Rows from a dataset of charts and code:
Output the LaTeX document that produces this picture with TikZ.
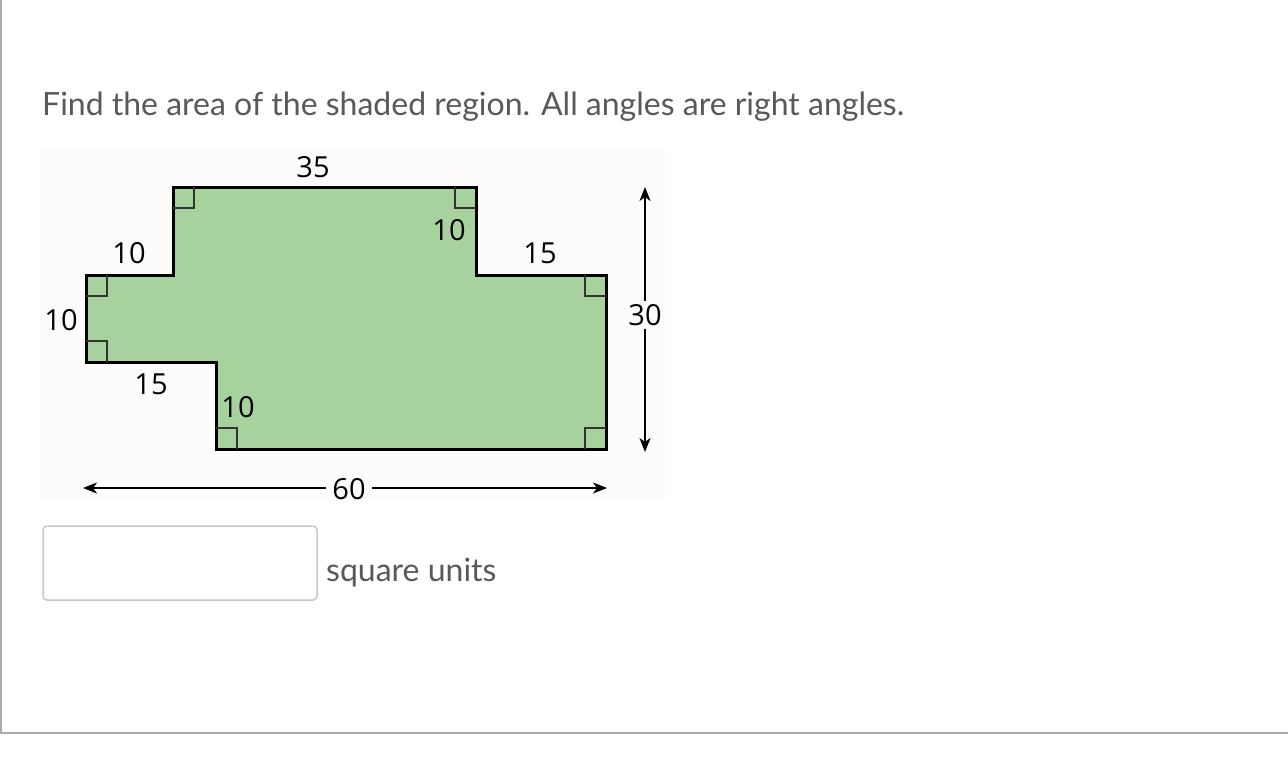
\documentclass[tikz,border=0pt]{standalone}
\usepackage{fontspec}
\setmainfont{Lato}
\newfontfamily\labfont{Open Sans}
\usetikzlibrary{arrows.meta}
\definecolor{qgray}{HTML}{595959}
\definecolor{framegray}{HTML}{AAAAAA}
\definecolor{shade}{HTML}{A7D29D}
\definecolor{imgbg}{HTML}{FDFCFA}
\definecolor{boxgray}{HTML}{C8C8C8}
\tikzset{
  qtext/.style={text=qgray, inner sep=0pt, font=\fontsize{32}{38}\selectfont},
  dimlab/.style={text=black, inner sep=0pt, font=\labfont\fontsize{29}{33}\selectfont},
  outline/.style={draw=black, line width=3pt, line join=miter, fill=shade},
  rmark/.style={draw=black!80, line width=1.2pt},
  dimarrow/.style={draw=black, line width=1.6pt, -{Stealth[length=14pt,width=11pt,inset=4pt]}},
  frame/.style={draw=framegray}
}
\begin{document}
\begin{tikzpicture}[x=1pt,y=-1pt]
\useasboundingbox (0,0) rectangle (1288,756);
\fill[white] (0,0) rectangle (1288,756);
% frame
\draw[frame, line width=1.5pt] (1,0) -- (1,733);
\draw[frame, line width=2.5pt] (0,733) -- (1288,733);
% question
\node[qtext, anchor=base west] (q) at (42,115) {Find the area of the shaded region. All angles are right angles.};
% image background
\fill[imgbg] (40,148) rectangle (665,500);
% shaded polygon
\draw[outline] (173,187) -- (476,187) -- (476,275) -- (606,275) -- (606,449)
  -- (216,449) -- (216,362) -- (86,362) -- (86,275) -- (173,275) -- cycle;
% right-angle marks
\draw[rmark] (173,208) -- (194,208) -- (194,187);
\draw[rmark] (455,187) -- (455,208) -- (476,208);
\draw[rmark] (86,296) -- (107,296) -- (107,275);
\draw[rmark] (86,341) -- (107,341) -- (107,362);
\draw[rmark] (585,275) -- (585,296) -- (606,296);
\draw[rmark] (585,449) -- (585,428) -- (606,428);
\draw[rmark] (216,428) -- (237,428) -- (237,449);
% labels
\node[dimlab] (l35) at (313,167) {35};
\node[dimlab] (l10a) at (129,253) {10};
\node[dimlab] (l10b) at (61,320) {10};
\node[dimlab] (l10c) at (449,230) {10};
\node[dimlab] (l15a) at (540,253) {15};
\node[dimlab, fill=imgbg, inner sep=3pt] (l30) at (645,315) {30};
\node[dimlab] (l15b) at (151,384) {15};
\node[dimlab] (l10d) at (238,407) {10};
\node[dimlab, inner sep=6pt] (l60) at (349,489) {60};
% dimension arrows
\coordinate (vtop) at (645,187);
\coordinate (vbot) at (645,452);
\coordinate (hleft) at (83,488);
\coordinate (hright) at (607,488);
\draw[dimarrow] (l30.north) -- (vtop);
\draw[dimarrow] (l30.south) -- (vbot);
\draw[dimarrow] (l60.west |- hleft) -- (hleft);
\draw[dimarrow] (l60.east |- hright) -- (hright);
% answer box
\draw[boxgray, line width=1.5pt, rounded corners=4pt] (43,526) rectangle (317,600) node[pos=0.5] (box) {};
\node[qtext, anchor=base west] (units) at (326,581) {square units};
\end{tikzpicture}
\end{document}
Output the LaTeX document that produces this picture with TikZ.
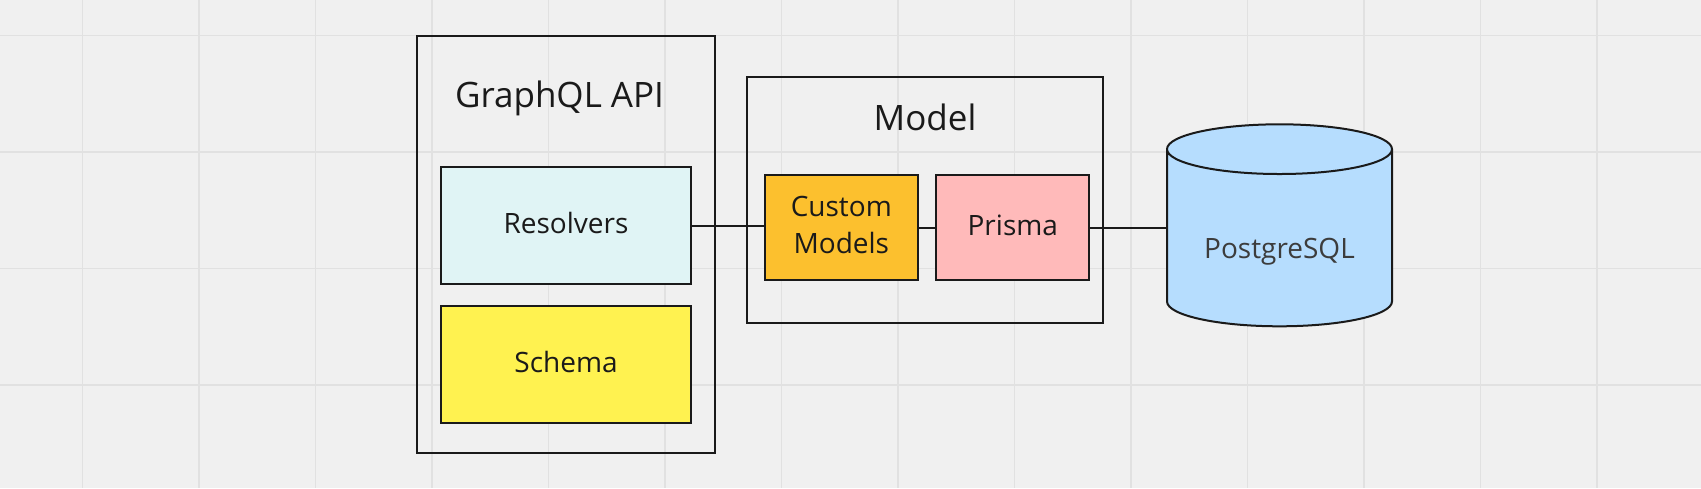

Exercise objective:
The entries above should be reproduced exactly, without their pictures.

Output for this task:
Output the LaTeX document that produces this picture with TikZ.
\documentclass[tikz,border=0pt]{standalone}
\usepackage{fontspec}
\setmainfont{Lato}
\newfontfamily\labfont{Open Sans}
\usetikzlibrary{arrows.meta}
\definecolor{qgray}{HTML}{595959}
\definecolor{framegray}{HTML}{AAAAAA}
\definecolor{shade}{HTML}{A7D29D}
\definecolor{imgbg}{HTML}{FDFCFA}
\definecolor{boxgray}{HTML}{C8C8C8}
\tikzset{
  qtext/.style={text=qgray, inner sep=0pt, font=\fontsize{32}{38}\selectfont},
  dimlab/.style={text=black, inner sep=0pt, font=\labfont\fontsize{29}{33}\selectfont},
  outline/.style={draw=black, line width=3pt, line join=miter, fill=shade},
  rmark/.style={draw=black!80, line width=1.2pt},
  dimarrow/.style={draw=black, line width=1.6pt, -{Stealth[length=14pt,width=11pt,inset=4pt]}},
  frame/.style={draw=framegray}
}
\begin{document}
\begin{tikzpicture}[x=1pt,y=-1pt]
\useasboundingbox (0,0) rectangle (1288,756);
\fill[white] (0,0) rectangle (1288,756);
% frame
\draw[frame, line width=1.5pt] (1,0) -- (1,733);
\draw[frame, line width=2.5pt] (0,733) -- (1288,733);
% question
\node[qtext, anchor=base west] (q) at (42,115) {Find the area of the shaded region. All angles are right angles.};
% image background
\fill[imgbg] (40,148) rectangle (665,500);
% shaded polygon
\draw[outline] (173,187) -- (476,187) -- (476,275) -- (606,275) -- (606,449)
  -- (216,449) -- (216,362) -- (86,362) -- (86,275) -- (173,275) -- cycle;
% right-angle marks
\draw[rmark] (173,208) -- (194,208) -- (194,187);
\draw[rmark] (455,187) -- (455,208) -- (476,208);
\draw[rmark] (86,296) -- (107,296) -- (107,275);
\draw[rmark] (86,341) -- (107,341) -- (107,362);
\draw[rmark] (585,275) -- (585,296) -- (606,296);
\draw[rmark] (585,449) -- (585,428) -- (606,428);
\draw[rmark] (216,428) -- (237,428) -- (237,449);
% labels
\node[dimlab] (l35) at (313,167) {35};
\node[dimlab] (l10a) at (129,253) {10};
\node[dimlab] (l10b) at (61,320) {10};
\node[dimlab] (l10c) at (449,230) {10};
\node[dimlab] (l15a) at (540,253) {15};
\node[dimlab, fill=imgbg, inner sep=3pt] (l30) at (645,315) {30};
\node[dimlab] (l15b) at (151,384) {15};
\node[dimlab] (l10d) at (238,407) {10};
\node[dimlab, inner sep=6pt] (l60) at (349,489) {60};
% dimension arrows
\coordinate (vtop) at (645,187);
\coordinate (vbot) at (645,452);
\coordinate (hleft) at (83,488);
\coordinate (hright) at (607,488);
\draw[dimarrow] (l30.north) -- (vtop);
\draw[dimarrow] (l30.south) -- (vbot);
\draw[dimarrow] (l60.west |- hleft) -- (hleft);
\draw[dimarrow] (l60.east |- hright) -- (hright);
% answer box
\draw[boxgray, line width=1.5pt, rounded corners=4pt] (43,526) rectangle (317,600) node[pos=0.5] (box) {};
\node[qtext, anchor=base west] (units) at (326,581) {square units};
\end{tikzpicture}
\end{document}
Output the LaTeX document that produces this picture with TikZ.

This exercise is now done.